>> Start COLLECTED MATERIAL

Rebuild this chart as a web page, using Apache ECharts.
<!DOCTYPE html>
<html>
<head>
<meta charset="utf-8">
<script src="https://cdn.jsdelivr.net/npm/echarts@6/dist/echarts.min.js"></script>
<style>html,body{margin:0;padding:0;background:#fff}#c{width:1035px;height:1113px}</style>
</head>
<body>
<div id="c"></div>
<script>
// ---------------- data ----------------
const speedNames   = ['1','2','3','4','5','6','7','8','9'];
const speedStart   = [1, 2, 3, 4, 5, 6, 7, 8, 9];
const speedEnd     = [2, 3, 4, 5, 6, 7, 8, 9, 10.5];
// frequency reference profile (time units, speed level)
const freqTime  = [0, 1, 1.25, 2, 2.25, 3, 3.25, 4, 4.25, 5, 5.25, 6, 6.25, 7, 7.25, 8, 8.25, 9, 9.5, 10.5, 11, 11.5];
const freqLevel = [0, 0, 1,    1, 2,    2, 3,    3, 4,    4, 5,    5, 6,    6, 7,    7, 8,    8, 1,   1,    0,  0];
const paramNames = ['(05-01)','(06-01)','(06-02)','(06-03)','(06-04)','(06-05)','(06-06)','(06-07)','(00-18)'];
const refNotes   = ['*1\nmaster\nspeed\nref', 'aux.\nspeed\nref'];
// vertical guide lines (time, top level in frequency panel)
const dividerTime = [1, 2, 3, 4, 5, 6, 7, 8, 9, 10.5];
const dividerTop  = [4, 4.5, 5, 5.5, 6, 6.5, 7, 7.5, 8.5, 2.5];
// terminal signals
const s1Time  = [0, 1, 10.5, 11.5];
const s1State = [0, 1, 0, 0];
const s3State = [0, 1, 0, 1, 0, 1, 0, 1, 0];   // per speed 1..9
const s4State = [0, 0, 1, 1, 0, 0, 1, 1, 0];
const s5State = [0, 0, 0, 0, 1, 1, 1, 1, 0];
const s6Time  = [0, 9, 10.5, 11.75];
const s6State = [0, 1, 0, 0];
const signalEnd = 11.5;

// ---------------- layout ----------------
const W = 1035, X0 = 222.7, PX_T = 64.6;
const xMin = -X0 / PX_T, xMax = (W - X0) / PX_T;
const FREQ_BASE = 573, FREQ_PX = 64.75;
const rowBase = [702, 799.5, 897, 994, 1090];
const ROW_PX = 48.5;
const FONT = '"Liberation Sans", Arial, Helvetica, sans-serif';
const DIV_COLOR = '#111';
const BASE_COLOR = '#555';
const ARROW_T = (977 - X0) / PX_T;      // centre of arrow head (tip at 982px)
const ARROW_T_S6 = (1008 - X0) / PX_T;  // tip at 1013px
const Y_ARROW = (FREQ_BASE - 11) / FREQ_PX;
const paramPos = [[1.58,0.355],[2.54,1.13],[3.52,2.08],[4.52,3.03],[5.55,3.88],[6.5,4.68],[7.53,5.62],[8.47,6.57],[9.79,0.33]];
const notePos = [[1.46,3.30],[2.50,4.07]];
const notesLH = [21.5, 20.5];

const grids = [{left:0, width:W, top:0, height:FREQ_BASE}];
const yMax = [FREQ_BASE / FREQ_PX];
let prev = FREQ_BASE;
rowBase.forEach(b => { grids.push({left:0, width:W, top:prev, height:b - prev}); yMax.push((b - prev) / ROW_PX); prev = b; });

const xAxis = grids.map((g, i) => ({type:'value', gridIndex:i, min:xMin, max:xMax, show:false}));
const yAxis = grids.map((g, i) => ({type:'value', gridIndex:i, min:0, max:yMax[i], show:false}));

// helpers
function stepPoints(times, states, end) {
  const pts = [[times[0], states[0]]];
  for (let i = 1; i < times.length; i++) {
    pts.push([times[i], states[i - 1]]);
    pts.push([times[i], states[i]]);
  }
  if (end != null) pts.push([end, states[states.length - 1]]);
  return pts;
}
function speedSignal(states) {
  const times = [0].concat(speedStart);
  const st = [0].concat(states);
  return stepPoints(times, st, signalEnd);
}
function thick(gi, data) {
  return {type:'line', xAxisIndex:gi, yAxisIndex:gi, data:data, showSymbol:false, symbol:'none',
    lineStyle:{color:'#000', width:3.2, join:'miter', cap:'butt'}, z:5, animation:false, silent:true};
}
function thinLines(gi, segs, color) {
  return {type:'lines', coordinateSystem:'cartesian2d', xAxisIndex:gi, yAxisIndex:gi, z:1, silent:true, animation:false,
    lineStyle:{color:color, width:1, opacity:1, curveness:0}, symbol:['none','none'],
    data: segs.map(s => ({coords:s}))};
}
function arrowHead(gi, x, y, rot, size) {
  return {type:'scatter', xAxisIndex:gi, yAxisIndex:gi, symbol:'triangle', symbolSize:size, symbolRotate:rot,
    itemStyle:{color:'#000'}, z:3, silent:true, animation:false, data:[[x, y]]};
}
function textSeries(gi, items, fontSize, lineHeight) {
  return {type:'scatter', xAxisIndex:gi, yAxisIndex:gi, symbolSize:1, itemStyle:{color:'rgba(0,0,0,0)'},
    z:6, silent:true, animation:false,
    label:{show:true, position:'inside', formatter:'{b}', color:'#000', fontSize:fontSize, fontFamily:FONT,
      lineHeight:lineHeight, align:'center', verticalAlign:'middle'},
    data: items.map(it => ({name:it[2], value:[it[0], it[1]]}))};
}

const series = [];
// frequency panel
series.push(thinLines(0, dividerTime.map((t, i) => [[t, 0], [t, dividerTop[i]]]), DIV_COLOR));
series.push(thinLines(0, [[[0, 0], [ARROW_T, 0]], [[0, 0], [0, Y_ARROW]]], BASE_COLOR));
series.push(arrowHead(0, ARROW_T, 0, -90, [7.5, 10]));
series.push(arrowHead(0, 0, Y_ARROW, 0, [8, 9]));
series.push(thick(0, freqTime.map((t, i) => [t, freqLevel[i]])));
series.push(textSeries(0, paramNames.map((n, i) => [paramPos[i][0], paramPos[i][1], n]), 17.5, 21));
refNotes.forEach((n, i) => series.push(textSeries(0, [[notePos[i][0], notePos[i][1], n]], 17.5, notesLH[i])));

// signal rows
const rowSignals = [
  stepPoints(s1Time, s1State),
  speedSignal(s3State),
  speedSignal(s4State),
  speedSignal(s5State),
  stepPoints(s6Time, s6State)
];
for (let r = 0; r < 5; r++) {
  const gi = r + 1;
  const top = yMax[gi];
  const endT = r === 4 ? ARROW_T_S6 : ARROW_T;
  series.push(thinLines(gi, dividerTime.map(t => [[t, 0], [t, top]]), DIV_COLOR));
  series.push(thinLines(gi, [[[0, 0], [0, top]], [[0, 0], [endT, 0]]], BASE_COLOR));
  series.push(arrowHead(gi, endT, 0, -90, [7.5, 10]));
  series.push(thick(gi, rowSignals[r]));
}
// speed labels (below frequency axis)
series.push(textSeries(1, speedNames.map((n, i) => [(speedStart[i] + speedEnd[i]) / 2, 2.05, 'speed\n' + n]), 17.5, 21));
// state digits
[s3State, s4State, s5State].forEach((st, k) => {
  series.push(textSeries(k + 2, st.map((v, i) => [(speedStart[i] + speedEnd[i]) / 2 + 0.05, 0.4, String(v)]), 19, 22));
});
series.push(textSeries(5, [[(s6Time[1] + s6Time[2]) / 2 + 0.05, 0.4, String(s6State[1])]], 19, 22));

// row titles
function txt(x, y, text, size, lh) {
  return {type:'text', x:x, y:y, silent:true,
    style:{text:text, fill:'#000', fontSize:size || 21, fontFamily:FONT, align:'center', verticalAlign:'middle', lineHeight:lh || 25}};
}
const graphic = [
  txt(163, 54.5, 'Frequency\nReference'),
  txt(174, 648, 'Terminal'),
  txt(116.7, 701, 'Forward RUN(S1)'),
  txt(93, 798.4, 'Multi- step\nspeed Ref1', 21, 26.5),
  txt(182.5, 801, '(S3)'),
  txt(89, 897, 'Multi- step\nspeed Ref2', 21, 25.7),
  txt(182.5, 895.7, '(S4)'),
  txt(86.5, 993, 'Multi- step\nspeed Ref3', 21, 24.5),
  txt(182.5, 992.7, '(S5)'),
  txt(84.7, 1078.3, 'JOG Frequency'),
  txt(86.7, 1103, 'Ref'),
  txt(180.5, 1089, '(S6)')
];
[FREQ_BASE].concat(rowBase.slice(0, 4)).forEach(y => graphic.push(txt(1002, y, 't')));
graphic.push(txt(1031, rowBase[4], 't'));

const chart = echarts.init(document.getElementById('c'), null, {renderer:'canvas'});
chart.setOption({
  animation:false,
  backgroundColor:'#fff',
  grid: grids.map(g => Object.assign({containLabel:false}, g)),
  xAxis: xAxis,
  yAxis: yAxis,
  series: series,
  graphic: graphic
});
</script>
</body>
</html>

>> End COLLECTED MATERIAL

▸ EXERCISE
Extract the lines above, from the first one through the one containing "const signalEnd = 11.5;", and return only those, unchanged.

▸ PROBLEM SOLUTION
Rebuild this chart as a web page, using Apache ECharts.
<!DOCTYPE html>
<html>
<head>
<meta charset="utf-8">
<script src="https://cdn.jsdelivr.net/npm/echarts@6/dist/echarts.min.js"></script>
<style>html,body{margin:0;padding:0;background:#fff}#c{width:1035px;height:1113px}</style>
</head>
<body>
<div id="c"></div>
<script>
// ---------------- data ----------------
const speedNames   = ['1','2','3','4','5','6','7','8','9'];
const speedStart   = [1, 2, 3, 4, 5, 6, 7, 8, 9];
const speedEnd     = [2, 3, 4, 5, 6, 7, 8, 9, 10.5];
// frequency reference profile (time units, speed level)
const freqTime  = [0, 1, 1.25, 2, 2.25, 3, 3.25, 4, 4.25, 5, 5.25, 6, 6.25, 7, 7.25, 8, 8.25, 9, 9.5, 10.5, 11, 11.5];
const freqLevel = [0, 0, 1,    1, 2,    2, 3,    3, 4,    4, 5,    5, 6,    6, 7,    7, 8,    8, 1,   1,    0,  0];
const paramNames = ['(05-01)','(06-01)','(06-02)','(06-03)','(06-04)','(06-05)','(06-06)','(06-07)','(00-18)'];
const refNotes   = ['*1\nmaster\nspeed\nref', 'aux.\nspeed\nref'];
// vertical guide lines (time, top level in frequency panel)
const dividerTime = [1, 2, 3, 4, 5, 6, 7, 8, 9, 10.5];
const dividerTop  = [4, 4.5, 5, 5.5, 6, 6.5, 7, 7.5, 8.5, 2.5];
// terminal signals
const s1Time  = [0, 1, 10.5, 11.5];
const s1State = [0, 1, 0, 0];
const s3State = [0, 1, 0, 1, 0, 1, 0, 1, 0];   // per speed 1..9
const s4State = [0, 0, 1, 1, 0, 0, 1, 1, 0];
const s5State = [0, 0, 0, 0, 1, 1, 1, 1, 0];
const s6Time  = [0, 9, 10.5, 11.75];
const s6State = [0, 1, 0, 0];
const signalEnd = 11.5;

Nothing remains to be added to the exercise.